**Exercise**
Within the material below, transcribe exactly the lines from the one holding "Reproduce this diagram with TikZ." through the one holding "(seterr) at (268,1071.5)", keeping both ends and skipping the rest.

_ _ _

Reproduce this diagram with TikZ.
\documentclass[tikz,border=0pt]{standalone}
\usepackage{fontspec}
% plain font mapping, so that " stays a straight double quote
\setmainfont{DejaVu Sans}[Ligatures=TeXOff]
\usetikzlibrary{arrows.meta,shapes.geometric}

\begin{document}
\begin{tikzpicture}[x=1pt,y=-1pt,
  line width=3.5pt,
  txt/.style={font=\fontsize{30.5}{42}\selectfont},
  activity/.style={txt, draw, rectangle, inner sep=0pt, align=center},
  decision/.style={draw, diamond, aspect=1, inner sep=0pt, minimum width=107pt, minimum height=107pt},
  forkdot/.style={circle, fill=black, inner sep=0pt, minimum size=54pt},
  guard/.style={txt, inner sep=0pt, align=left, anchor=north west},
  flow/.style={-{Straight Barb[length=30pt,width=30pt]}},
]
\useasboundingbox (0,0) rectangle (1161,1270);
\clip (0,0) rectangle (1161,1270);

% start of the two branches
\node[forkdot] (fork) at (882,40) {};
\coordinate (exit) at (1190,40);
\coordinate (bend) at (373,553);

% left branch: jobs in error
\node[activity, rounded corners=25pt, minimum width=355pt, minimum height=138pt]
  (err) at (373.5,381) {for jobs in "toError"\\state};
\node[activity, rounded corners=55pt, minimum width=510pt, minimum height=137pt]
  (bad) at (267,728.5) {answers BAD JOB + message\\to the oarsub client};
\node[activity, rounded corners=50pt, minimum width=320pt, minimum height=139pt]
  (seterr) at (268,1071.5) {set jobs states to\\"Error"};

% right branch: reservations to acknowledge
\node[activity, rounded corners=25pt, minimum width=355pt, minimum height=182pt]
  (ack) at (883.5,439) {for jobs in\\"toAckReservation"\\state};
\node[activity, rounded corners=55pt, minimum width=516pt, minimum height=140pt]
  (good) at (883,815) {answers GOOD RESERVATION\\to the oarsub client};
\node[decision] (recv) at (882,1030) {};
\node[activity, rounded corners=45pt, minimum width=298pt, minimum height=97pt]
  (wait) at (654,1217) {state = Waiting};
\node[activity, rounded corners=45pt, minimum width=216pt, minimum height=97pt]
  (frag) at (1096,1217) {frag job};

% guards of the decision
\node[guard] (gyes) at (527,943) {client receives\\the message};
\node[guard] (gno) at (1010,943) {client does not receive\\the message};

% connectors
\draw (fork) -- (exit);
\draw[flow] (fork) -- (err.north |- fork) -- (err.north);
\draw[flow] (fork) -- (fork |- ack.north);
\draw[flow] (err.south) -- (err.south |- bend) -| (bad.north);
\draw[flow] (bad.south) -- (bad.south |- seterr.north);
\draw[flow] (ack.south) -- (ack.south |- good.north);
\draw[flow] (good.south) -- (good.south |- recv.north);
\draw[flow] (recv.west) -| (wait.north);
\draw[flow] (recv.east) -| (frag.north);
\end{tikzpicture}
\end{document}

_ _ _

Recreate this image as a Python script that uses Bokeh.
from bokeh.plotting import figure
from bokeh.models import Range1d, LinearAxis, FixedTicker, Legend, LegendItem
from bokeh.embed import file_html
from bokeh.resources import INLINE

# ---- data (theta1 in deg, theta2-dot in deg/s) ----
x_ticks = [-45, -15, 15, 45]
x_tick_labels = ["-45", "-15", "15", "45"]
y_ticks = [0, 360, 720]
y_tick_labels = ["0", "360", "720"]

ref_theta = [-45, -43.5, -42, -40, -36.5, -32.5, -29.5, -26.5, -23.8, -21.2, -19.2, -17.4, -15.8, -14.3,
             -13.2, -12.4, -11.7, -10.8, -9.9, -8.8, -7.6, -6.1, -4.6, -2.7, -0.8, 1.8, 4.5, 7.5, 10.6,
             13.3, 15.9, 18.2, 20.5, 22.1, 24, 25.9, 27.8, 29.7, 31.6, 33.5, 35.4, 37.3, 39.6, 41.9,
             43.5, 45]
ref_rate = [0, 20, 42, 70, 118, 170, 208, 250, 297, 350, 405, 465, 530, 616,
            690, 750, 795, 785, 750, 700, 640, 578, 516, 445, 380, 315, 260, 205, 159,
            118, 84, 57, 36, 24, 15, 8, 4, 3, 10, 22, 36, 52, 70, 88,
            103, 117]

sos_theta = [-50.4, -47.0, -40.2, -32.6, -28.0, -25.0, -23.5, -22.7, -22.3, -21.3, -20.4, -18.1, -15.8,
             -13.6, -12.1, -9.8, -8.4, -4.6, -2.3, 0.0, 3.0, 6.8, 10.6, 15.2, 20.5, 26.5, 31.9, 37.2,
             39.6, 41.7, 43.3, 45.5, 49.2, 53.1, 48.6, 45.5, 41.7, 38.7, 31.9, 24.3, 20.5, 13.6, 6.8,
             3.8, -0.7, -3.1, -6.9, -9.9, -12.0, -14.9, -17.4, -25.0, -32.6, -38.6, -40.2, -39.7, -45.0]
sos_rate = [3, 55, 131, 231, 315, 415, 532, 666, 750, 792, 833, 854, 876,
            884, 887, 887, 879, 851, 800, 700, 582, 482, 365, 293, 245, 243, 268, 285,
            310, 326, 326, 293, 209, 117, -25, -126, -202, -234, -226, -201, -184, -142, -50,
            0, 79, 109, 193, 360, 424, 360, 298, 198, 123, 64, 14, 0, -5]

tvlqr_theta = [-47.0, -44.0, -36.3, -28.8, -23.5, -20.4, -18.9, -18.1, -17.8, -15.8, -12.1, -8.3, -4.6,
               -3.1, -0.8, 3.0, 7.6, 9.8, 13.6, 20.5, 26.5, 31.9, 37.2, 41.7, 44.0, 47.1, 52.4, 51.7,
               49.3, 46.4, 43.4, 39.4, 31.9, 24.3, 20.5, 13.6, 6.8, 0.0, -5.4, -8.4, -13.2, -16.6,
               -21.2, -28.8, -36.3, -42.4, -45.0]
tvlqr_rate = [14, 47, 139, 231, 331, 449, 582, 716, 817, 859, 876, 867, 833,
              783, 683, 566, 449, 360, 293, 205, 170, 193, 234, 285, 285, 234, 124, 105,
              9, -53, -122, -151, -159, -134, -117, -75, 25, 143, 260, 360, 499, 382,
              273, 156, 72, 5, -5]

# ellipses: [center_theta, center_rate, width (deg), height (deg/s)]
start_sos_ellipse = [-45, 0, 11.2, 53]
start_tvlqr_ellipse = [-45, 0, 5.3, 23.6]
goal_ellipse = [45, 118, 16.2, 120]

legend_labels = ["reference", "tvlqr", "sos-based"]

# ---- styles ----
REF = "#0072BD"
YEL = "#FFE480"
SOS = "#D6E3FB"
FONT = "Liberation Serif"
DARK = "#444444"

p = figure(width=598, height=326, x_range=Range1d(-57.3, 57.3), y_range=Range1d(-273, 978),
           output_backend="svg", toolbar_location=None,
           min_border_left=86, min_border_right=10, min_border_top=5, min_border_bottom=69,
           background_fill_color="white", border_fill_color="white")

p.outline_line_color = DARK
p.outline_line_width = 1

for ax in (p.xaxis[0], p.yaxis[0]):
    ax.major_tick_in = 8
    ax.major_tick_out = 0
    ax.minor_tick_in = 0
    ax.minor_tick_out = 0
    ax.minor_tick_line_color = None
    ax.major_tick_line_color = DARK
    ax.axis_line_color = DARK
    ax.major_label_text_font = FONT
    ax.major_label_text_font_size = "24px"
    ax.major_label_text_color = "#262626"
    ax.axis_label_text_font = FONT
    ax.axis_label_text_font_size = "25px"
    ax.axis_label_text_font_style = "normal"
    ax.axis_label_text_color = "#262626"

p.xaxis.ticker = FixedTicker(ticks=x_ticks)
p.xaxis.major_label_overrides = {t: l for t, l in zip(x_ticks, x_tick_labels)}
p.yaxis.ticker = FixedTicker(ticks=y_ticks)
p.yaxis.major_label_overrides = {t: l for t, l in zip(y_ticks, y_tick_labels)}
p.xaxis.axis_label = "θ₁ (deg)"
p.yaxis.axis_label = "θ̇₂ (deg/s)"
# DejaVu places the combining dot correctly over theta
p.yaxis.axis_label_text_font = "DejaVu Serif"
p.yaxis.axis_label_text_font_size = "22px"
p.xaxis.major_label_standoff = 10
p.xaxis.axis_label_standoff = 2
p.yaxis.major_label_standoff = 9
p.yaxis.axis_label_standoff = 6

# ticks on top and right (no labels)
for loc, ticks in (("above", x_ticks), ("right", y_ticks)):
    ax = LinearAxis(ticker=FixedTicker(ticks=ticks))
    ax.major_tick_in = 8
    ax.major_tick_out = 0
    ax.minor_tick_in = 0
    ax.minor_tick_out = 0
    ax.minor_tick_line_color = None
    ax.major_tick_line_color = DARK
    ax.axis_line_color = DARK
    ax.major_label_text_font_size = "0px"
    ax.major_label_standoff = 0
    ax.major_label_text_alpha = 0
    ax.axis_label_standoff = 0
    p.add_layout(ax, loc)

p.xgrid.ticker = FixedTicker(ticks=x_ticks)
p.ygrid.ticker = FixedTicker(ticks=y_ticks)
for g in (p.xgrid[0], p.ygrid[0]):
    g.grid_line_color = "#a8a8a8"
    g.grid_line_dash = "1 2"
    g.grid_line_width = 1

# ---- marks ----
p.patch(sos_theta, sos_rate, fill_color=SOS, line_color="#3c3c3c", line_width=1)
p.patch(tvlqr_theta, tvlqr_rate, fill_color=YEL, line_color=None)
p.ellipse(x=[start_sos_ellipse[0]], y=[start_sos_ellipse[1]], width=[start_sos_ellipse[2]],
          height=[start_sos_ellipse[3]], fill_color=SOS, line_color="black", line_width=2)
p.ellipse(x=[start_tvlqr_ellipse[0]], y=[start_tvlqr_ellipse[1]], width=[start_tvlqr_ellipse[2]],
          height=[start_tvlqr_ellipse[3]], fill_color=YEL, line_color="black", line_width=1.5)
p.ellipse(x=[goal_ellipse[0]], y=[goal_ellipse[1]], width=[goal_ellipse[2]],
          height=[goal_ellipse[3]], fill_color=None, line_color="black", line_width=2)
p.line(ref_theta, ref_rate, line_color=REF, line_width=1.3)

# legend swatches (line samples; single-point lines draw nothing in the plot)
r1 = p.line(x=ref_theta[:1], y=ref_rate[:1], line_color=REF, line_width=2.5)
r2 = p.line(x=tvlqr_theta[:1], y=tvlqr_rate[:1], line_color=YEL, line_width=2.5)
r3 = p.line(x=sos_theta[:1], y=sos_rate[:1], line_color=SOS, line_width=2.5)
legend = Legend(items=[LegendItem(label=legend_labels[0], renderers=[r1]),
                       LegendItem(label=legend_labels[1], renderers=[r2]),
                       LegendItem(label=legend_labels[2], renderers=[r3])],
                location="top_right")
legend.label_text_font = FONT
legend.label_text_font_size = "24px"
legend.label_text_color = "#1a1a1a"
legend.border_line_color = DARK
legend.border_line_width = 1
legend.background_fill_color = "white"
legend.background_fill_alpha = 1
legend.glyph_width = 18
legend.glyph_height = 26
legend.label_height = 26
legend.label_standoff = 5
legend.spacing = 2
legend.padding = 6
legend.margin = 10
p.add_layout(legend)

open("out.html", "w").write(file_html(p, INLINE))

_ _ _

**Exercise output**
Reproduce this diagram with TikZ.
\documentclass[tikz,border=0pt]{standalone}
\usepackage{fontspec}
% plain font mapping, so that " stays a straight double quote
\setmainfont{DejaVu Sans}[Ligatures=TeXOff]
\usetikzlibrary{arrows.meta,shapes.geometric}

\begin{document}
\begin{tikzpicture}[x=1pt,y=-1pt,
  line width=3.5pt,
  txt/.style={font=\fontsize{30.5}{42}\selectfont},
  activity/.style={txt, draw, rectangle, inner sep=0pt, align=center},
  decision/.style={draw, diamond, aspect=1, inner sep=0pt, minimum width=107pt, minimum height=107pt},
  forkdot/.style={circle, fill=black, inner sep=0pt, minimum size=54pt},
  guard/.style={txt, inner sep=0pt, align=left, anchor=north west},
  flow/.style={-{Straight Barb[length=30pt,width=30pt]}},
]
\useasboundingbox (0,0) rectangle (1161,1270);
\clip (0,0) rectangle (1161,1270);

% start of the two branches
\node[forkdot] (fork) at (882,40) {};
\coordinate (exit) at (1190,40);
\coordinate (bend) at (373,553);

% left branch: jobs in error
\node[activity, rounded corners=25pt, minimum width=355pt, minimum height=138pt]
  (err) at (373.5,381) {for jobs in "toError"\\state};
\node[activity, rounded corners=55pt, minimum width=510pt, minimum height=137pt]
  (bad) at (267,728.5) {answers BAD JOB + message\\to the oarsub client};
\node[activity, rounded corners=50pt, minimum width=320pt, minimum height=139pt]
  (seterr) at (268,1071.5) {set jobs states to\\"Error"};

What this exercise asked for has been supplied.